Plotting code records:
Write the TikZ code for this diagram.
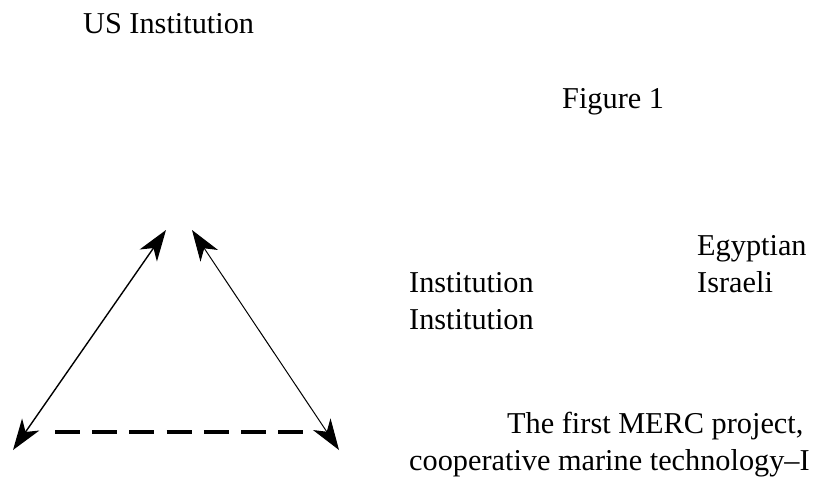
\documentclass[tikz,border=0pt]{standalone}
\usepackage{fontspec}
\setmainfont{Liberation Serif}
\usetikzlibrary{arrows.meta}
\tikzset{
  lbl/.style={anchor=base west, inner sep=0pt, font=\fontsize{30.3}{37}\selectfont},
  bigarrow/.style={{Stealth[length=31pt,width=21pt,inset=9pt]}-{Stealth[length=31pt,width=21pt,inset=9pt]}, line join=miter},
  dashline/.style={line width=4pt, dash pattern=on 25pt off 12.2pt}
}
\begin{document}
\begin{tikzpicture}[x=1pt,y=-1pt]
\useasboundingbox (0,0) rectangle (830,483);
\node[lbl] (us) at (83,33) {US Institution};
\node[lbl] (fig) at (562,108) {Figure 1};
\node[lbl] (egy) at (697,255) {Egyptian};
\node[lbl] (isr) at (697,292) {Israeli};
\node[lbl] (inst1) at (409,292) {Institution};
\node[lbl] (inst2) at (409,329) {Institution};
\node[lbl] (merc) at (507,433) {The first MERC project,};
\node[lbl] (coop) at (409,470) {cooperative marine technology--I};
\coordinate (topl) at (166,230);
\coordinate (topr) at (192,230);
\coordinate (botl) at (13,450);
\coordinate (botr) at (339,450);
\coordinate (dashl) at (55,432);
\coordinate (dashr) at (303,432);
\draw[bigarrow, line width=1.4pt] (botl) -- (topl);
\draw[bigarrow, line width=1pt] (topr) -- (botr);
\draw[dashline] (dashl) -- (dashr);
\end{tikzpicture}
\end{document}
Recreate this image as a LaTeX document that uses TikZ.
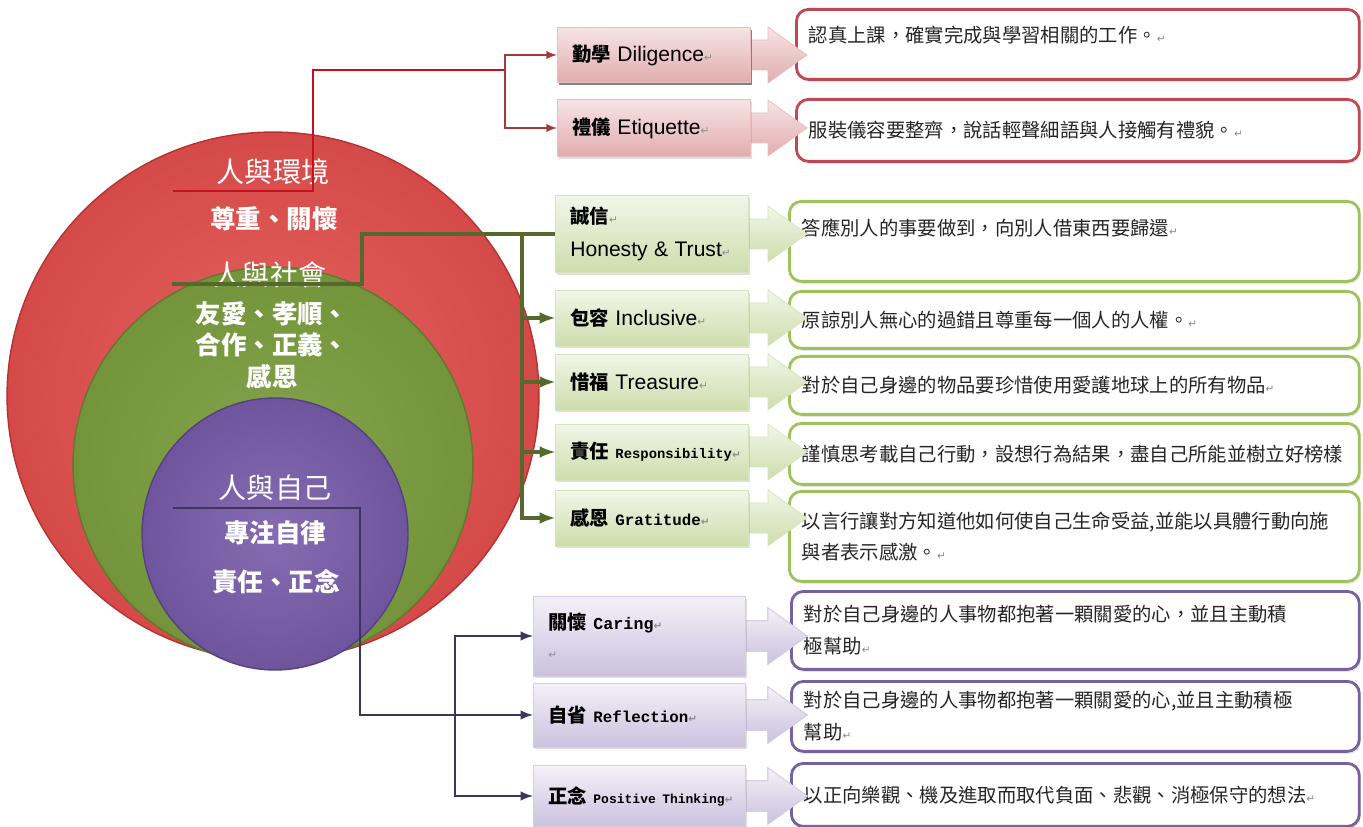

| Problem requirements |
Copy every line of the entries above in which "this" occurs.

| The solution |
Write the TikZ code for this diagram.
Recreate this image as a LaTeX document that uses TikZ.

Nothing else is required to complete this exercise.